2. Methodological Paradigms for AI Model Training

State-of-the-art AI models for weather prediction, such as FourCastNet (based on the Adaptive Fourier Neural Operator architecture), are typically trained in an autoregressive mode to forecast atmospheric states over fixed intervals (e.g., $x(t + \Delta t) = M(x(t), \theta)$). Training proceeds on large-scale reanalysis datasets (e.g., ERA5, 1979–2015), with global fields and 3D atmospheric variables as inputs. To rigorously probe extrapolation in the Gray Swan Arena, models can be trained under several data regimes, including:

Model Variant	Basin Removal	Extreme Event Exclusion
Full	None	None
Rand	None	None (Random Sample)
noTC	Global	Cat 3–5 TCs
noNA	North Atlantic	Cat 3–5 TCs
noWP	Western Pacific	Cat 3–5 TCs

These model variants are designed to isolate the effect of exposure to the most extreme TCs during training. During training, input noise (zero-mean Gaussian, variance 0.3) is employed for stability. Ensemble forecasting leverages perturbed initial conditions from data assimilation products.

3. Empirical Limits of Extrapolation: Experimental Findings

Empirical evaluation reveals that AI weather models trained without Category 3–5 TCs—such as FourCastNet-noTC—fail to accurately forecast Category 5 events. When evaluated on recent out-of-distribution Category 5 TCs (e.g., Hurricane Lee 2023), models exposed to the full distribution can forecast the characteristic rapid deepening and reduction of minimum sea-level pressure (mslp < 970 hPa). In contrast, FourCastNet-noTC systematically underestimates storm intensity: forecasts remain bounded by the most severe events present in training ($mslp \gtrsim 988$ hPa). Even when initialized with strong out-of-distribution initial conditions, the forecast exhibits a decay toward moderate intensities rather than further intensification.

All model variants—with or without exposure to extremes—exhibit similar skill on globally averaged metrics such as anomaly correlation coefficient (ACC) when tested on “typical” (in-distribution) weather, masking shortcomings for rare extremes. This demonstrates that the physical range learned by the model is set by the span of the training data: extrapolation to the rarest, most impactful cases does not occur.

4. Generalization Across Regional Basins

When Category 3–5 TCs are removed only from specific basins (North Atlantic or Western Pacific) but remain present elsewhere in the training data, generalization is partially restored. FourCastNet-noNA and FourCastNet-noWP, trained on regionally masked data, demonstrate improved skill in forecasting Category 5 TCs within the respective withheld basins, compared to global exclusion. This indicates that knowledge of the fundamental dynamics of extreme TCs, once learned in one basin, can be transferred to others owing to the dynamical similarity of such phenomena (e.g., latent heat processes, convective dynamics). However, the model is unable to generalize from extratropical low-pressure systems to tropical cyclone extremes, highlighting that cross-class extrapolation is constrained by the underlying physical differences.
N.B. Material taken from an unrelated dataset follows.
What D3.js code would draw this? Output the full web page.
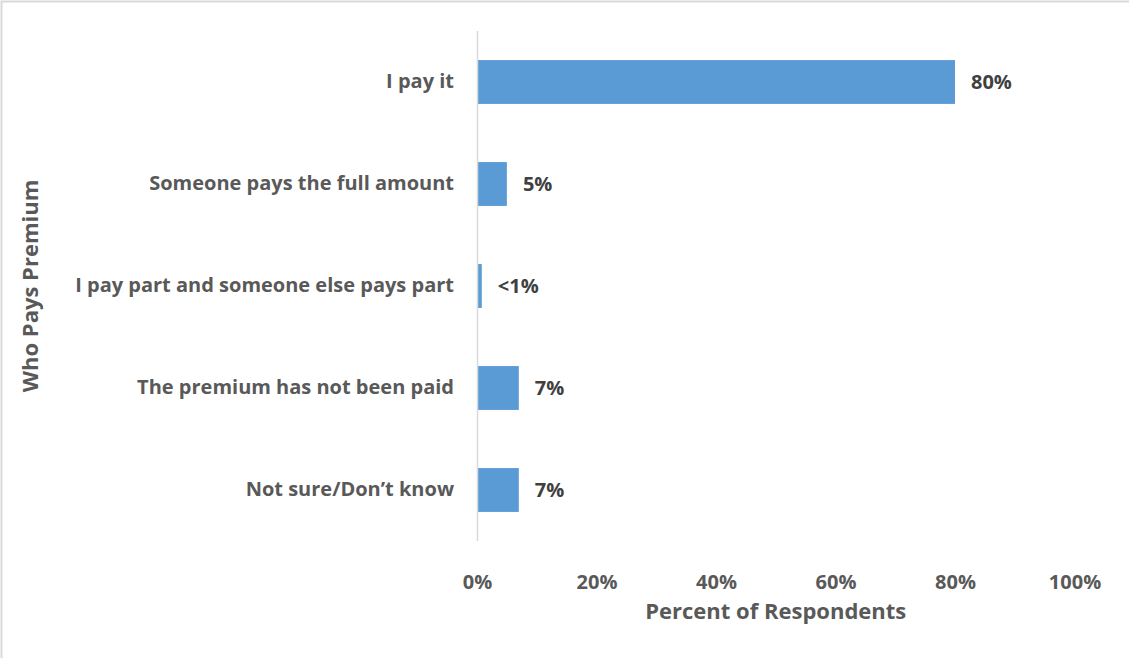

5. Implications for AI Weather Model Reliability

The inability of models like FourCastNet to extrapolate from weaker to stronger extremes reveals inherent risks for operational deployment. High skill on metrics such as global ACC does not guarantee fidelity in predicting or characterizing the most societally relevant events. As a result, the “interpolation paradigm” sets a practical performance boundary: unless modeling systems are directly or indirectly exposed to the tail of the event distribution, reliable prediction and risk assessment for gray swan weather phenomena remain elusive. In decision-critical environments, this can result in false negatives with potentially catastrophic outcomes.

6. Methodological Innovations and Pathways Forward

Addressing gray swan forecasting requires methodological innovation beyond standard large-scale data assimilation and autocorrelation. Potential approaches include:

• Rare-event sampling and reweighting to emphasize extremes during training.
• Incorporating physics-based constraints, or augmenting training sets with synthetic extremes generated using high-fidelity simulations or generative models that enforce dynamical balance (e.g., via gradient-wind balance: $$g \frac{\partial Z}{\partial r} = \frac{V_g^2}{r} + f V_g$$, with $V_g$ the gradient wind, $Z$ geopotential height, $g$ gravity, $r$ radius, and $f$ the Coriolis parameter).
• Hybrid approaches combining AI with rare-event resampling and data assimilation techniques designed to better capture tail statistics.
• Reformulating loss functions or introducing new training objectives to penalize underperformance on rare, high-impact cases, shifting beyond reliance on global averages.

A plausible implication is that new evaluation metrics—sensitive to both event frequency and impact—will be needed to benchmark gray swan readiness.

7. Broader Context and Future Research Directions

The outlined findings underscore that the Gray Swan Arena is not limited to tropical cyclones. Analogous concerns apply to extremes such as heatwaves, flash floods, severe convective storms, polar vortex collapses, and atmospheric rivers. The question is general: can AI models, armed only with the “typical” training set, extrapolate the physics of rare extremes? Future research in the arena is likely to focus on integrating synthetic and reanalysis datasets, leveraging rare-event simulation algorithms (e.g., large deviation theory), and exploring hybridization of AI and explicit physical constraints. Expanding the distributional tail in training data—by combining ERA5 with long climate integrations—may provide broader coverage, but it does not obviate the need for methodological advances in rare-event learning.

In summary, the Gray Swan Arena delineates a frontier for the evaluation and development of AI-driven weather and climate forecasting systems in anticipating and warning against the rarest and most consequential extremes. Addressing this frontier is essential for the operational reliability of such systems in a changing climate, and demands sustained methodological innovation.